One of the most valuable lessons I learned as a venture capitalist, and one that my partners and I took super seriously, was how our personal brands and firm’s brand would be built on how we said “no.”
Being in the VC business is being in the business of saying “no.” We looked at 300-400 deals a year and funded two or three. Every week I had to say “no” to lots and lots of people. Heck, Marc Andreessen said “no” 1,500 times last year at his firm.
It’s hard to tell someone you’re not going to provide the funding to get their company started when the person you’re speaking with likely has put months or years of their lives into the business they’re pitching to you. The easy way out is to avoid it. And a lot of the time that’s what happens.
A surprising minority of VCs just won’t ever get back to the entrepreneur. Others will send a short, frequently cryptic “your business does not fit with our criteria” response. Neither of these is helpful or particularly honest because VCs pass on deals for very specific reasons that they discuss with their partners in Monday meetings.
So my partners and I decided when we said “no” we would do so in a way that passed along the reasons why – that way the entrepreneur would be able to make some use of our collective thinking. If I felt the business model was flawed, the team was weak, or product strategy too broad – then sharing that information might help the entrepreneur make adjustments. But at least I would be straight-up.
Many of these businesses were fundable – just not by us (that’s where the “did not fit our criteria” was true), so I strove to pass along information that might help the entrepreneur have a better shot at the next firm they pitched.
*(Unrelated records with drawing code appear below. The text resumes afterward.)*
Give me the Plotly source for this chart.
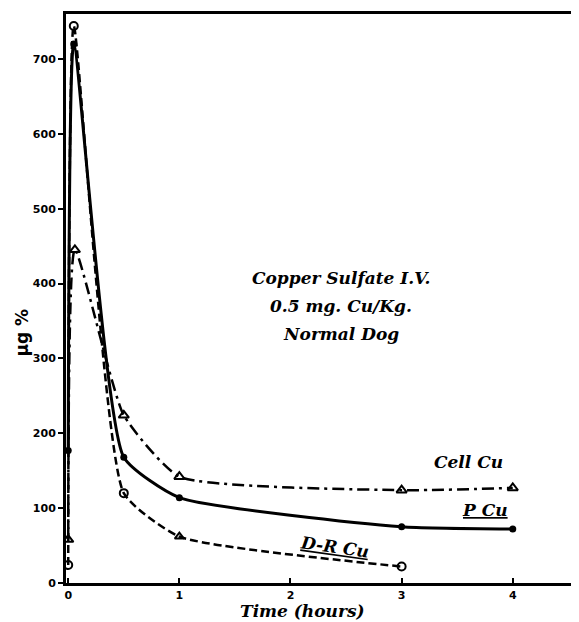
import plotly.graph_objects as go

# Data (time in hours, values in µg %)
t_p = [0, 0.05, 0.5, 1, 3, 4]
p_cu = [177, 720, 168, 114, 75, 72]

t_cell = [0, 0.06, 0.5, 1, 3, 4]
cell_cu = [58, 445, 224, 142, 124, 127]

t_dr = [0, 0.05, 0.5, 1, 3]
dr_cu = [24, 744, 120, 62, 22]
dr_symbols = ["circle-open", "circle-open", "circle-open", "triangle-up-open", "circle-open"]

x_ticks = [0, 1, 2, 3, 4]
y_ticks = [0, 100, 200, 300, 400, 500, 600, 700]

fig = go.Figure()

fig.add_trace(go.Scatter(
    x=t_cell, y=cell_cu, mode="lines+markers", name="Cell Cu",
    line=dict(color="black", width=2.5, dash="12px,5px,3px,5px", shape="spline", smoothing=0.5),
    marker=dict(symbol="triangle-up-open", size=9, color="black", line=dict(width=2)),
))
fig.add_trace(go.Scatter(
    x=t_p, y=p_cu, mode="lines+markers", name="P Cu",
    line=dict(color="black", width=3, shape="spline", smoothing=0.5),
    marker=dict(symbol="circle", size=7, color="black"),
))
fig.add_trace(go.Scatter(
    x=t_dr, y=dr_cu, mode="lines+markers", name="D-R Cu",
    line=dict(color="black", width=2.5, dash="8px,4px", shape="spline", smoothing=0.5),
    marker=dict(symbol=dr_symbols, size=8, color="black", line=dict(width=2)),
))

font_it = dict(family="DejaVu Serif", size=17, color="black", style="italic", weight="bold")

ann = [
    dict(x=2.45, y=408, text="Copper Sulfate I.V."),
    dict(x=2.45, y=370, text="0.5 mg. Cu/Kg."),
    dict(x=2.45, y=333, text="Normal Dog"),
    dict(x=3.6, y=162, text="Cell Cu"),
    dict(x=3.75, y=97, text="<u>P Cu</u>"),
    dict(x=2.4, y=48, text="<u>D-R Cu</u>", textangle=8),
]
for a in ann:
    fig.add_annotation(x=a["x"], y=a["y"], xref="x", yref="y", text=a["text"],
                       showarrow=False, font=font_it, textangle=a.get("textangle", 0))

# axis titles as annotations
fig.add_annotation(x=0.455, y=-0.05, xref="paper", yref="paper", yanchor="middle",
                   text="Time (hours)", showarrow=False,
                   font=dict(family="DejaVu Serif", size=17, color="black",
                             style="italic", weight="bold"))
fig.add_annotation(x=-0.108, y=0.44, xref="paper", yref="paper",
                   text="µg %", showarrow=False, textangle=-90,
                   font=dict(family="DejaVu Sans", size=17, color="black", weight="bold"))

axis_common = dict(
    showline=True, linecolor="black", linewidth=3, mirror=True, automargin=False,
    showgrid=False, zeroline=False, ticklen=5, tickwidth=2, tickcolor="black",
    tickfont=dict(family="DejaVu Sans", size=11, color="black", weight="bold"),
)

fig.update_layout(
    width=579, height=622,
    margin=dict(l=58, r=2, t=6, b=47),
    plot_bgcolor="white", paper_bgcolor="white",
    showlegend=False,
    xaxis=dict(range=[-0.02, 4.65], tickvals=x_ticks, ticktext=[str(v) for v in x_ticks],
               ticks="inside", **axis_common),
    yaxis=dict(range=[0, 760], tickvals=y_ticks, ticktext=[str(v) for v in y_ticks],
               ticks="outside", **axis_common),
)

fig.write_html("out.html")
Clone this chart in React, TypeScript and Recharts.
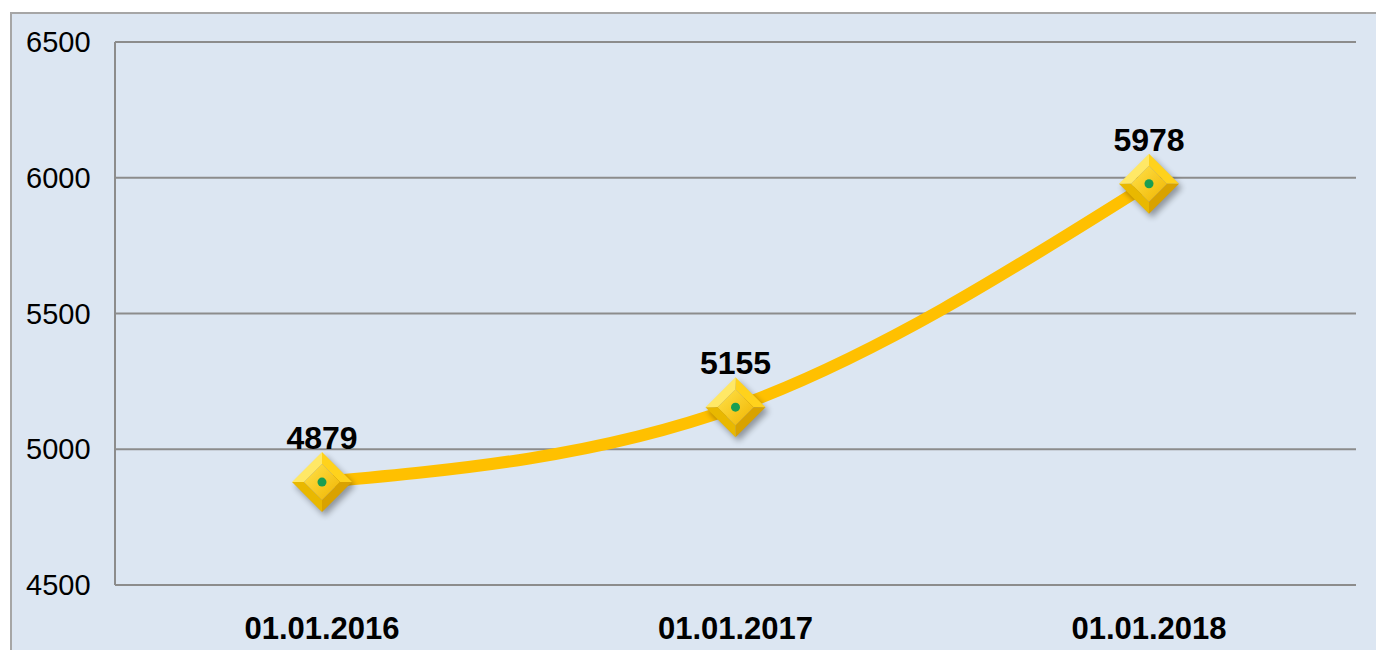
import { LineChart, Line, XAxis, YAxis, CartesianGrid, LabelList } from 'recharts'

// ── data ──────────────────────────────────────────────
const dates = ['01.01.2016', '01.01.2017', '01.01.2018']
const values = [4879, 5155, 5978]
const yTicks = [4500, 5000, 5500, 6000, 6500]

const data = dates.map((d, i) => ({ date: d, value: values[i] }))

const FONT = '"Liberation Sans", Arial, sans-serif'
const GRID = '#8c8c8c'

// diamond marker with bevel + green center dot
function DiamondDot(props: any) {
  const { cx, cy, index } = props
  if (cx == null || cy == null) return null
  const R = 30
  const r = 18
  const id = `dd${index}`
  const p = (pts: number[][]) => pts.map(([x, y]) => `${cx + x},${cy + y}`).join(' ')
  return (
    <g>
      <defs>
        <filter id={`${id}s`} x="-50%" y="-50%" width="200%" height="200%">
          <feGaussianBlur stdDeviation="3" />
        </filter>
        <linearGradient id={`${id}g`} x1="0" y1="0" x2="1" y2="1">
          <stop offset="0%" stopColor="#ffe24a" />
          <stop offset="100%" stopColor="#f0b400" />
        </linearGradient>
      </defs>
      <polygon points={p([[3, -R + 4], [R + 3, 4], [3, R + 4], [-R + 3, 4]])} fill="#000" opacity={0.35} filter={`url(#${id}s)`} />
      {/* facets */}
      <polygon points={p([[-R, 0], [0, -R], [0, -r], [-r, 0]])} fill="#ffe866" />
      <polygon points={p([[0, -R], [R, 0], [r, 0], [0, -r]])} fill="#ffd21c" />
      <polygon points={p([[R, 0], [0, R], [0, r], [r, 0]])} fill="#d9a200" />
      <polygon points={p([[0, R], [-R, 0], [-r, 0], [0, r]])} fill="#e9b800" />
      <polygon points={p([[0, -r], [r, 0], [0, r], [-r, 0]])} fill={`url(#${id}g)`} />
      <circle cx={cx} cy={cy} r={4.5} fill="#1a9e52" />
    </g>
  )
}

function YTick(props: any) {
  const { y, payload } = props
  return (
    <text x={26} y={y} dy={10} textAnchor="start" fontFamily={FONT} fontSize={29} fill="#000">
      {payload.value}
    </text>
  )
}

function XTick(props: any) {
  const { x, payload } = props
  return (
    <text x={x} y={639} textAnchor="middle" fontFamily={FONT} fontSize={31} fontWeight="bold" fill="#000">
      {payload.value}
    </text>
  )
}

export default function App() {
  return (
    <div style={{ position: 'absolute', left: 0, top: 0, width: 1376, height: 650, background: '#fff', overflow: 'hidden' }}>
      <div
        style={{
          position: 'absolute', left: 10, top: 12, width: 1400, height: 700,
          background: '#dce6f2', border: '2px solid #a6a6a6', boxSizing: 'border-box',
        }}
      />
      <div style={{ position: 'absolute', left: 0, top: 0 }}>
        <LineChart width={1376} height={650} data={data} margin={{ top: 42, right: 20, bottom: 0, left: 10 }}>
          <CartesianGrid vertical={false} stroke={GRID} strokeWidth={2} />
          <XAxis
            dataKey="date"
            height={65}
            axisLine={false}
            tickLine={false}
            padding={{ left: 207, right: 207 }}
            tick={<XTick />}
            interval={0}
          />
          <YAxis
            type="number"
            domain={[4500, 6500]}
            ticks={yTicks}
            width={105}
            axisLine={{ stroke: GRID, strokeWidth: 2 }}
            tickLine={false}
            tick={<YTick />}
          />
          <Line
            type="monotone"
            dataKey="value"
            stroke="#ffc000"
            strokeWidth={12}
            dot={<DiamondDot />}
            activeDot={false}
            isAnimationActive={false}
          >
            <LabelList
              dataKey="value"
              position="top"
              offset={33}
              fontFamily={FONT}
              fontSize={32}
              fontWeight="bold"
              fill="#000"
            />
          </Line>
        </LineChart>
      </div>
    </div>
  )
}
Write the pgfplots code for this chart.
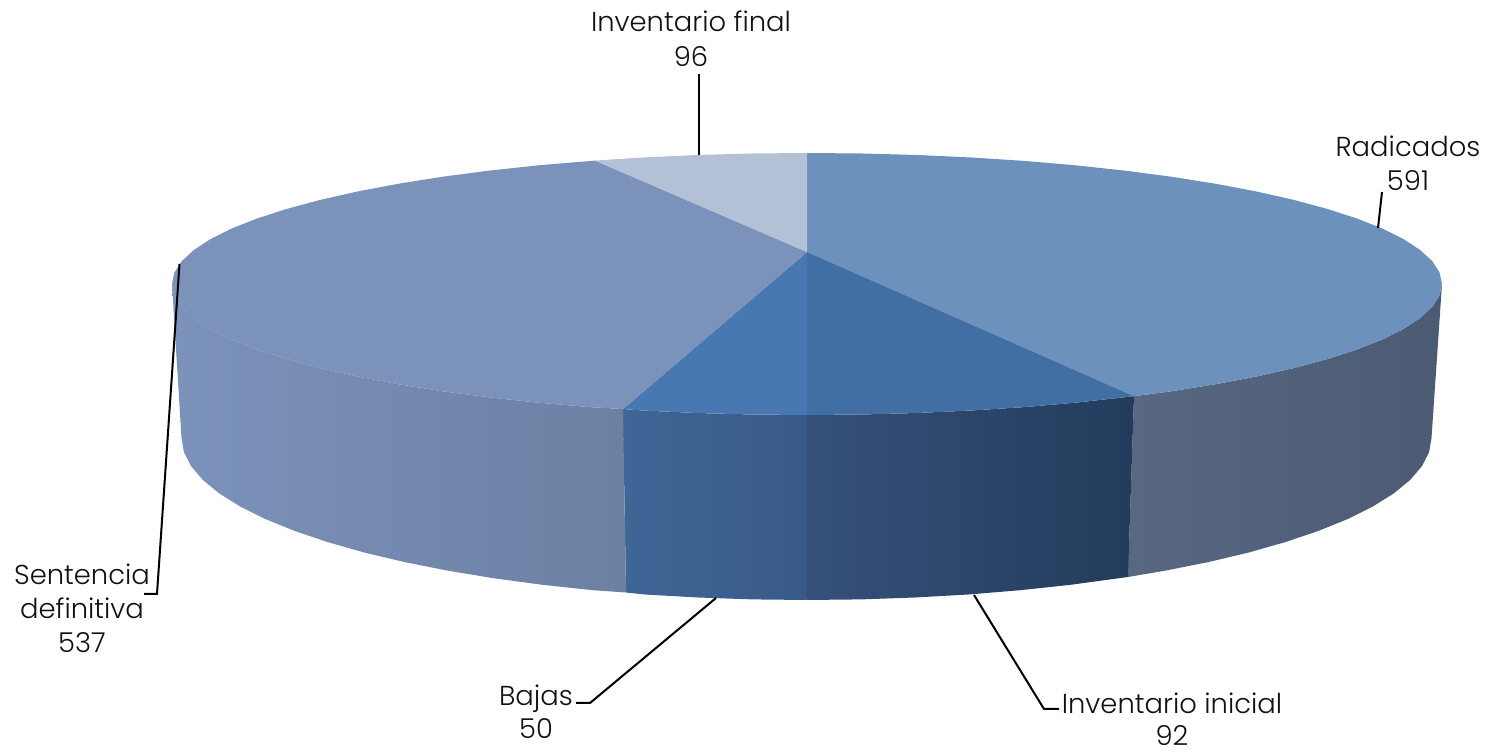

Not only is it hard to be this direct with someone, it also takes a lot more time than going silent or sending a curt generic note. The nature of leading a startup means being tenacious and persistent. So frequently I’d spend an hour or more while the CEO would try and talk me out of my decision, rebut my argument, and bring more data to the discussion.
This is super relevant regardless of what business you’re in. You will say “no” far more often than you will say “yes”, and becoming comfortable and constructively effective at saying “no” is a way for you to build value in your personal brand as well as your company’s. Whether it’s turning down a proposal from a contractor or letting the many people applying for an open position know they’re not going to make the cut, you can distinguish yourself mightily in how you convey your decision.
You have the opportunity to share your personal values – your brand – to the many people you say “no” to and who knows what opportunity that might create down the road. And in an age where personal brands are becoming increasingly essential to your company and your career, learning how to effectively and constructively say “no” is critical.
So, the next time you’ve got five or ten or fifteen candidates for an open position, invest in your personal brand by telling the folks that didn’t get the job why you chose someone else. You’ll be doing each of them a favor, and building a brand for yourself that you’ll be proud to associated with.